非吃音者は「おはようございます」や「ありがとうございます」を言葉として言おうとしている意識は全くないと思います。
朝、出先で近所の顔見知りの人に出会えば自然と「おはようございます」が口をついて出てしまいます。お天気が良いときなどは気持ちの良さから「おはようございます」に明るい、軽快な感情が言葉に乗っていきます。こういう挨拶ができた時は、相手からも笑顔と気持ちの良い挨拶が戻ってくるものです。
このように、言葉には本来感情や与えたい印象などがちゃんと込められてこそ、「ちゃんとしゃべれた」ことになると思います。第一声が詰まらず出るかどうか、言いよどむことなく滑らかに言えるかどうかにだけ関心を向けてしゃべったあなたの挨拶には、もしかしたら全く感情や気持ちが入っていないかもしれません。聞き手は、あなたのしゃべりよりむしろあなたの不自然さに気がつくかもしれません。
一方、あなたはひどく硬い表情で、ぶっきらぼうに挨拶している自分の姿にはあまり気づいてはいないのかもしれません。

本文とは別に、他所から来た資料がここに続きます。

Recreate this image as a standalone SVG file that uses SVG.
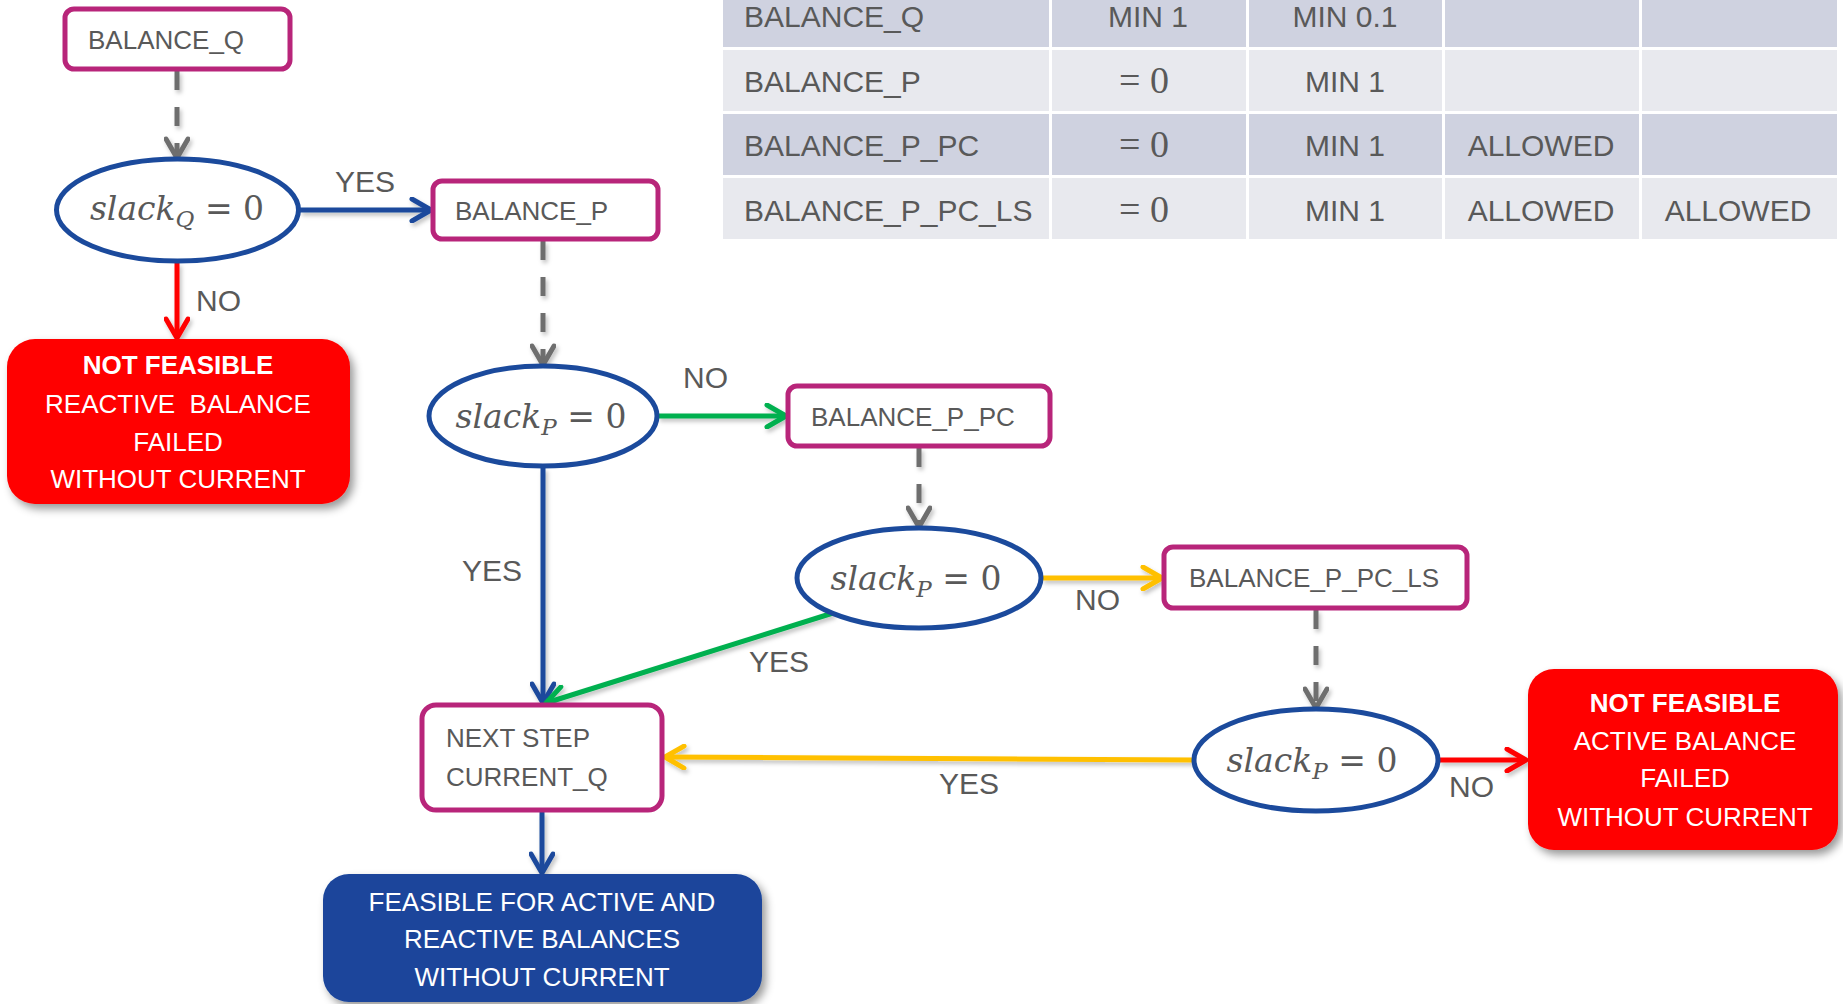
<svg xmlns="http://www.w3.org/2000/svg" width="1843" height="1004" viewBox="0 0 1843 1004">
<style>
  .box { fill: #ffffff; stroke: #B8257A; stroke-width: 5; }
  .dec { fill: #ffffff; stroke: #1B4A9C; stroke-width: 5; }
  .red { fill: #FF0000; }
  .blu { fill: #1A459B; }
  .t { font-family: "Liberation Sans", Arial, sans-serif; font-size: 26px; fill: #595959; }
  .w { font-family: "Liberation Sans", Arial, sans-serif; font-size: 26px; fill: #ffffff; text-anchor: middle; }
  .b { font-weight: bold; }
  .lbl { font-family: "Liberation Sans", Arial, sans-serif; font-size: 30px; fill: #595959; }
  .m { font-family: "DejaVu Serif", "Liberation Serif", serif; font-size: 33px; fill: #595959; text-anchor: middle; }
  .it { font-style: italic; }
  .sub { font-style: italic; font-size: 23px; }
  .tt { font-family: "Liberation Sans", Arial, sans-serif; font-size: 30px; fill: #595959; }
  .tm { font-family: "Liberation Serif", serif; font-size: 38px; fill: #595959; text-anchor: middle; }
  .dk { fill: #CFD2E0; }
  .lt { fill: #E8E9EE; }
  .ln { fill: none; stroke-width: 5; }
  .dash { fill: none; stroke: #6E6E6E; stroke-width: 5; stroke-dasharray: 19 17; }
</style>
<defs>
  <filter id="sh" filterUnits="userSpaceOnUse" x="0" y="0" width="1843" height="1004">
    <feDropShadow dx="4" dy="5" stdDeviation="4" flood-color="#000000" flood-opacity="0.4"/>
  </filter>
  <filter id="lsh" filterUnits="userSpaceOnUse" x="0" y="0" width="1843" height="1004">
    <feDropShadow dx="2" dy="3" stdDeviation="2" flood-color="#000000" flood-opacity="0.25"/>
  </filter>
  <marker id="aB" markerUnits="userSpaceOnUse" viewBox="0 0 26 26" refX="23" refY="13" markerWidth="26" markerHeight="26" orient="auto">
    <path d="M4,2 L23,13 L4,24" fill="none" stroke="#1B4A9C" stroke-width="5" stroke-linecap="round" stroke-linejoin="round"/>
  </marker>
  <marker id="aR" markerUnits="userSpaceOnUse" viewBox="0 0 26 26" refX="23" refY="13" markerWidth="26" markerHeight="26" orient="auto">
    <path d="M4,2 L23,13 L4,24" fill="none" stroke="#FF0000" stroke-width="5" stroke-linecap="round" stroke-linejoin="round"/>
  </marker>
  <marker id="aG" markerUnits="userSpaceOnUse" viewBox="0 0 26 26" refX="23" refY="13" markerWidth="26" markerHeight="26" orient="auto">
    <path d="M4,2 L23,13 L4,24" fill="none" stroke="#00B050" stroke-width="5" stroke-linecap="round" stroke-linejoin="round"/>
  </marker>
  <marker id="aY" markerUnits="userSpaceOnUse" viewBox="0 0 26 26" refX="23" refY="13" markerWidth="26" markerHeight="26" orient="auto">
    <path d="M4,2 L23,13 L4,24" fill="none" stroke="#FFC000" stroke-width="5" stroke-linecap="round" stroke-linejoin="round"/>
  </marker>
  <marker id="aK" markerUnits="userSpaceOnUse" viewBox="0 0 26 26" refX="23" refY="13" markerWidth="26" markerHeight="26" orient="auto">
    <path d="M4,2 L23,13 L4,24" fill="none" stroke="#6E6E6E" stroke-width="5" stroke-linecap="round" stroke-linejoin="round"/>
  </marker>
</defs>

<g id="table">
  <rect class="dk" x="723" y="-20" width="326" height="67"/>
  <rect class="dk" x="1052" y="-20" width="194" height="67"/>
  <rect class="dk" x="1249" y="-20" width="193" height="67"/>
  <rect class="dk" x="1445" y="-20" width="194" height="67"/>
  <rect class="dk" x="1642" y="-20" width="195" height="67"/>
  <rect class="lt" x="723" y="50" width="326" height="61"/>
  <rect class="lt" x="1052" y="50" width="194" height="61"/>
  <rect class="lt" x="1249" y="50" width="193" height="61"/>
  <rect class="lt" x="1445" y="50" width="194" height="61"/>
  <rect class="lt" x="1642" y="50" width="195" height="61"/>
  <rect class="dk" x="723" y="114" width="326" height="61"/>
  <rect class="dk" x="1052" y="114" width="194" height="61"/>
  <rect class="dk" x="1249" y="114" width="193" height="61"/>
  <rect class="dk" x="1445" y="114" width="194" height="61"/>
  <rect class="dk" x="1642" y="114" width="195" height="61"/>
  <rect class="lt" x="723" y="178" width="326" height="61"/>
  <rect class="lt" x="1052" y="178" width="194" height="61"/>
  <rect class="lt" x="1249" y="178" width="193" height="61"/>
  <rect class="lt" x="1445" y="178" width="194" height="61"/>
  <rect class="lt" x="1642" y="178" width="195" height="61"/>
  <text class="tt" x="744" y="27">BALANCE_Q</text>
  <text class="tt" x="1148" y="27" text-anchor="middle">MIN 1</text>
  <text class="tt" x="1345" y="27" text-anchor="middle">MIN 0.1</text>
  <text class="tt" x="744" y="92">BALANCE_P</text>
  <text class="tm" x="1144" y="93">= 0</text>
  <text class="tt" x="1345" y="92" text-anchor="middle">MIN 1</text>
  <text class="tt" x="744" y="156">BALANCE_P_PC</text>
  <text class="tm" x="1144" y="157">= 0</text>
  <text class="tt" x="1345" y="156" text-anchor="middle">MIN 1</text>
  <text class="tt" x="1541" y="156" text-anchor="middle">ALLOWED</text>
  <text class="tt" x="744" y="221">BALANCE_P_PC_LS</text>
  <text class="tm" x="1144" y="222">= 0</text>
  <text class="tt" x="1345" y="221" text-anchor="middle">MIN 1</text>
  <text class="tt" x="1541" y="221" text-anchor="middle">ALLOWED</text>
  <text class="tt" x="1738" y="221" text-anchor="middle">ALLOWED</text>
</g>

<g id="connectors">
  <g filter="url(#lsh)">
    <line class="dash" x1="177" y1="71" x2="177" y2="158" marker-end="url(#aK)"/>
    <line class="dash" x1="543" y1="241" x2="543" y2="365" marker-end="url(#aK)"/>
    <line class="dash" x1="919" y1="448" x2="919" y2="527" marker-end="url(#aK)"/>
    <line class="dash" x1="1316" y1="610" x2="1316" y2="708" marker-end="url(#aK)"/>
    <line class="ln" stroke="#1B4A9C" x1="300" y1="210" x2="431" y2="210" marker-end="url(#aB)"/>
    <line class="ln" stroke="#FF0000" x1="177" y1="263" x2="177" y2="338" marker-end="url(#aR)"/>
    <line class="ln" stroke="#00B050" x1="658" y1="416" x2="786" y2="416" marker-end="url(#aG)"/>
    <line class="ln" stroke="#1B4A9C" x1="543" y1="468" x2="543" y2="703" marker-end="url(#aB)"/>
    <line class="ln" stroke="#00B050" x1="833" y1="613" x2="546" y2="703" marker-end="url(#aG)"/>
    <line class="ln" stroke="#FFC000" x1="1042" y1="578" x2="1162" y2="578" marker-end="url(#aY)"/>
    <line class="ln" stroke="#FFC000" x1="1194" y1="760" x2="665" y2="757" marker-end="url(#aY)"/>
    <line class="ln" stroke="#FF0000" x1="1439" y1="760" x2="1526" y2="760" marker-end="url(#aR)"/>
    <line class="ln" stroke="#1B4A9C" x1="542" y1="812" x2="542" y2="873" marker-end="url(#aB)"/>
  </g>
  <text class="lbl" x="335" y="192">YES</text>
  <text class="lbl" x="196" y="311">NO</text>
  <text class="lbl" x="683" y="388">NO</text>
  <text class="lbl" x="462" y="581">YES</text>
  <text class="lbl" x="749" y="672">YES</text>
  <text class="lbl" x="1075" y="610">NO</text>
  <text class="lbl" x="939" y="794">YES</text>
  <text class="lbl" x="1449" y="797">NO</text>
</g>

<g id="balance_q">
  <rect class="box" x="65" y="9" width="225" height="60" rx="9"/>
  <text class="t" x="88" y="49">BALANCE_Q</text>
</g>
<g id="dec_q">
  <ellipse class="dec" cx="177.5" cy="210" rx="121" ry="51"/>
  <text class="m" x="177" y="220"><tspan class="it">slack</tspan><tspan class="sub" dy="7">Q</tspan><tspan dy="-7"> = 0</tspan></text>
</g>
<g id="fail_reactive">
  <rect class="red" x="7" y="339" width="343" height="165" rx="28" filter="url(#sh)"/>
  <text class="w b" x="178" y="374">NOT FEASIBLE</text>
  <text class="w" x="178" y="413" xml:space="preserve">REACTIVE  BALANCE</text>
  <text class="w" x="178" y="451">FAILED</text>
  <text class="w" x="178" y="488">WITHOUT CURRENT</text>
</g>
<g id="balance_p">
  <rect class="box" x="433" y="181" width="225" height="58" rx="9"/>
  <text class="t" x="455" y="220">BALANCE_P</text>
</g>
<g id="dec_p">
  <ellipse class="dec" cx="543" cy="416" rx="114" ry="50"/>
  <text class="m" x="541" y="428"><tspan class="it">slack</tspan><tspan class="sub" dy="7">P</tspan><tspan dy="-7"> = 0</tspan></text>
</g>
<g id="balance_p_pc">
  <rect class="box" x="788" y="386" width="262" height="60" rx="9"/>
  <text class="t" x="811" y="426">BALANCE_P_PC</text>
</g>
<g id="dec_p_pc">
  <ellipse class="dec" cx="919" cy="578" rx="122" ry="50"/>
  <text class="m" x="916" y="590"><tspan class="it">slack</tspan><tspan class="sub" dy="7">P</tspan><tspan dy="-7"> = 0</tspan></text>
</g>
<g id="balance_p_pc_ls">
  <rect class="box" x="1164" y="547" width="303" height="61" rx="9"/>
  <text class="t" x="1189" y="587">BALANCE_P_PC_LS</text>
</g>
<g id="dec_p_pc_ls">
  <ellipse class="dec" cx="1316" cy="760" rx="122" ry="51"/>
  <text class="m" x="1312" y="772"><tspan class="it">slack</tspan><tspan class="sub" dy="7">P</tspan><tspan dy="-7"> = 0</tspan></text>
</g>
<g id="fail_active">
  <rect class="red" x="1528" y="669" width="310" height="181" rx="26" filter="url(#sh)"/>
  <text class="w b" x="1685" y="712">NOT FEASIBLE</text>
  <text class="w" x="1685" y="750">ACTIVE BALANCE</text>
  <text class="w" x="1685" y="787">FAILED</text>
  <text class="w" x="1685" y="826">WITHOUT CURRENT</text>
</g>
<g id="next_step">
  <rect class="box" x="422" y="705" width="240" height="105" rx="14"/>
  <text class="t" x="446" y="747">NEXT STEP</text>
  <text class="t" x="446" y="786">CURRENT_Q</text>
</g>
<g id="feasible">
  <rect class="blu" x="323" y="874" width="439" height="128" rx="26" filter="url(#sh)"/>
  <text class="w" x="542" y="911">FEASIBLE FOR ACTIVE AND</text>
  <text class="w" x="542" y="948">REACTIVE BALANCES</text>
  <text class="w" x="542" y="986">WITHOUT CURRENT</text>
</g>
</svg>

挨拶はコミュニケーションの基本です。吃音者が「挨拶がちゃんとできないなんて社会人として失格だ!」と思って、挨拶がちゃんといえるかどうかが気になるのはよくわかります。しかし、本来『言葉の前に感情、気持ちあり』なのです。感情や気持ちが言葉に乗って発声されていくものなのです。言葉をただ言おうとしているからなおさら自然に声が出て来ないのです。
吃音者の方でも、「落ちましたよ」とか急に見知らぬ人に声をかけられ、落とし物を手渡された時などは自然に「ありがとうございます」と声が出ていたというような経験をしているものです。つまり、事前に言えるかどうかと身構えることで、肝心な気持ちの流れにストップがかかり、感情抜きの言葉だけの挨拶を言うことになってしまうのです。
たとえ、少々つまずきながらでも気持ちや感情のこもった挨拶ができたなら、聞き手はあなたの発した言葉そのもの(どもっているかどうか)よりもあなた自身に注意や関心(感じの良い人だな~、一生懸命で気持ちよいな~)が向くものです。
大事なのは挨拶の言葉がどもらずスムーズに言えたかどうかより、いかにあなたの感情や気持ちをその言葉を通して表現できたかどうかが大事なのです!